Sarah fought to become that Sarah who was able benevolently to look on.
‘It lasted ten years. Then he died.’ Now she believed that the younger Sarah had taken herself off, back into some dark corner. ‘I don’t look back on my pursuit of love after that with much admiration for myself. I was so immature, you see. I was never prepared to settle for the sensible – you know, a widow with two young children should look for a father for her children.’
He snorted a kind of amusement. Then, ‘A real romantic. Who would have thought it? Well, actually, yes, I did, I really did.’

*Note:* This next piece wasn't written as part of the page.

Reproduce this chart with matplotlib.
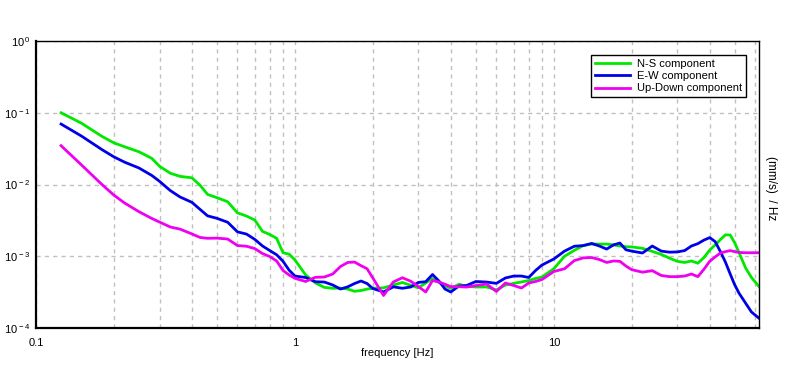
import matplotlib
matplotlib.use('Agg')
import matplotlib.pyplot as plt
from matplotlib.ticker import FixedLocator, NullFormatter
import numpy as np

plt.rcParams['font.family'] = ['Liberation Sans', 'DejaVu Sans']
plt.rcParams['mathtext.fontset'] = 'custom'
plt.rcParams['mathtext.rm'] = 'Liberation Sans'
plt.rcParams['mathtext.it'] = 'Liberation Sans'

freq = [0.125, 0.15, 0.18, 0.2, 0.22, 0.25, 0.28, 0.3, 0.33, 0.36, 0.4, 0.43, 0.46,
        0.5, 0.55, 0.6, 0.65, 0.7, 0.75, 0.8, 0.85, 0.9, 0.95, 1.0, 1.1, 1.2, 1.3,
        1.4, 1.5, 1.6, 1.7, 1.8, 1.9, 2.0, 2.2, 2.4, 2.6, 2.8, 3.0, 3.2, 3.4, 3.6,
        3.8, 4.0, 4.3, 4.6, 5.0, 5.5, 6.0, 6.5, 7.0, 7.5, 8.0, 8.5, 9.0, 10, 11, 12,
        13, 14, 15, 16, 17, 18, 19, 20, 22, 24, 26, 28, 30, 32, 34, 36, 38, 40, 42,
        44, 46, 48, 50, 52, 55, 58, 62]

ns = [0.10, 0.0715, 0.0468, 0.0381, 0.0336, 0.0286, 0.0232, 0.018, 0.0144, 0.013,
      0.0124, 0.0098, 0.00728, 0.00656, 0.00575, 0.00403, 0.00364, 0.0032, 0.00222,
      0.00201, 0.00178, 0.00112, 0.00107, 0.00089, 0.00055, 0.000425, 0.000368,
      0.000358, 0.00036, 0.000349, 0.000325, 0.000333, 0.000349, 0.000358, 0.000363,
      0.000397, 0.000431, 0.000394, 0.000363, 0.000424, 0.00049, 0.000431, 0.000388,
      0.000358, 0.000407, 0.000382, 0.000373, 0.000373, 0.00034, 0.000397, 0.000419,
      0.000438, 0.000459, 0.00049, 0.000514, 0.00067, 0.001, 0.00121, 0.00141,
      0.00148, 0.00148, 0.00148, 0.00144, 0.00139, 0.00136, 0.00135, 0.00129,
      0.00117, 0.00106, 0.00094, 0.00085, 0.00082, 0.00086, 0.0008, 0.00096,
      0.00122, 0.00144, 0.00171, 0.00199, 0.00198, 0.00153, 0.00111, 0.00069,
      0.000506, 0.000379]

ew = [0.0697, 0.0473, 0.0306, 0.0243, 0.0205, 0.017, 0.0134, 0.0111, 0.00825,
      0.00671, 0.00565, 0.00451, 0.00366, 0.00338, 0.00298, 0.00219, 0.00204,
      0.00172, 0.00139, 0.0012, 0.00105, 0.00085, 0.00064, 0.00053, 0.000506,
      0.000442, 0.000437, 0.000398, 0.000349, 0.000375, 0.000417, 0.000452,
      0.000417, 0.000355, 0.000318, 0.000375, 0.000358, 0.000373, 0.000432,
      0.000442, 0.000557, 0.000452, 0.000349, 0.000318, 0.000385, 0.000391,
      0.000445, 0.000437, 0.000419, 0.000498, 0.00053, 0.00053, 0.000506, 0.000633,
      0.000755, 0.000916, 0.00118, 0.00138, 0.00141, 0.00151, 0.00139, 0.00126,
      0.00144, 0.00153, 0.00123, 0.00118, 0.00111, 0.00139, 0.00118, 0.00114,
      0.00115, 0.0012, 0.00139, 0.0015, 0.00168, 0.00182, 0.0016, 0.00116, 0.00083,
      0.000566, 0.000397, 0.000303, 0.000223, 0.000167, 0.000137]

ud = [0.0348, 0.0187, 0.00997, 0.00711, 0.00552, 0.00418, 0.00337, 0.003, 0.00256,
      0.00239, 0.00205, 0.00183, 0.00178, 0.00179, 0.00174, 0.00141, 0.00138,
      0.00128, 0.00109, 0.00099, 0.00086, 0.000633, 0.000548, 0.000493, 0.000445,
      0.000509, 0.000514, 0.000566, 0.00072, 0.00082, 0.00083, 0.00074, 0.00067,
      0.000498, 0.000284, 0.000438, 0.000502, 0.000449, 0.000377, 0.000318,
      0.000459, 0.000438, 0.000407, 0.000377, 0.000377, 0.000372, 0.000391, 0.00041,
      0.000323, 0.000424, 0.000391, 0.000361, 0.000424, 0.000445, 0.000474,
      0.000613, 0.00067, 0.00087, 0.00095, 0.00096, 0.0009, 0.00082, 0.00086,
      0.00085, 0.00073, 0.00065, 0.0006, 0.00063, 0.00054, 0.00052, 0.00052,
      0.00053, 0.000566, 0.00052, 0.00066, 0.00085, 0.00098, 0.00111, 0.00116,
      0.0012, 0.00116, 0.00113, 0.00112, 0.00112, 0.00112]

fig = plt.figure(figsize=(7.96, 3.70), dpi=100)
ax = fig.add_axes([0.0452, 0.1135, 0.9083, 0.7755])

ax.plot(freq, ns, color='#00e800', lw=2, label='N-S component')
ax.plot(freq, ew, color='#0000e8', lw=2, label='E-W component')
ax.plot(freq, ud, color='#f000f0', lw=2, label='Up-Down component')

ax.set_xscale('log')
ax.set_yscale('log')
ax.set_xlim(0.1, 62)
ax.set_ylim(1e-4, 1)

ax.xaxis.set_major_locator(FixedLocator([0.1, 1, 10]))
ax.xaxis.set_minor_locator(FixedLocator([m * d for d in (0.1, 1, 10) for m in range(2, 10) if m * d < 62]))
ax.xaxis.set_minor_formatter(NullFormatter())
ax.set_xticklabels(['0.1', '1', '10'])
ax.yaxis.set_major_locator(FixedLocator([1e-4, 1e-3, 1e-2, 1e-1, 1]))
ax.yaxis.set_minor_locator(FixedLocator([]))
ax.set_yticklabels([r'10$^{\,-4}$', r'10$^{\,-3}$', r'10$^{\,-2}$', r'10$^{\,-1}$', r'10$^{\,0}$'])
ax.tick_params(which='both', length=0, labelsize=8)
ax.tick_params(axis='y', pad=4)
ax.tick_params(axis='x', pad=7)

ax.grid(True, which='major', axis='both', color='#c0c0c0', ls=(0, (3, 3)), lw=1)
ax.grid(True, which='minor', axis='x', color='#c0c0c0', ls=(0, (3, 3)), lw=1)

for side in ('left', 'bottom'):
    ax.spines[side].set_linewidth(1.6)
for side in ('top', 'right'):
    ax.spines[side].set_linewidth(1.0)

ax.set_xlabel('frequency [Hz]', fontsize=8, labelpad=0)
fig.text(0.968, 0.492, '(mm/s)  / Hz', rotation=270, fontsize=8.5, va='center', ha='center')

leg = ax.legend(loc='upper right', bbox_to_anchor=(0.982, 0.951), borderaxespad=0,
                fontsize=8, fancybox=False, framealpha=1, edgecolor='black',
                handlelength=3.2, borderpad=0.35, labelspacing=0.2, handletextpad=0.6)
leg.get_frame().set_linewidth(1.0)

fig.savefig('out.png', dpi=100)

‘And I am walking on a lovely afternoon with a man who is besotted, may I use that word? – with a phantom.’
‘She is no phantom,’ he said gravely.
In front of them the shrubs were thinning: an open space was imminent, showing through the branches.
She heard herself sigh, and he sighed too.
‘Sarah! Do you imagine I don’t know how all this sounds? I am not so mad that…give me some credit.’ They stood on the edge of a vast lawn, glimmering a strong green in yellow light. ‘For a time I believed I was possessed. I even considered going off to be exorcised – but for that kind of thing to work, surely you have to believe in it? But I’m afraid I don’t believe that some Tom, Dick, or Harry of a priest can deal with…Someone no better than I am? Nonsense. And then I began to do a lot of reading, and I found that Julie is that side of myself that was never allowed to live. The Jungians have a word for it. My anima. What’s in a word? It seems to me all that kind of thing amounts to – well, not much more than the pleasures of definition. Why is a word like that useful when you are experiencing…? All I know is that if she walked towards me now I wouldn’t be in the least surprised.’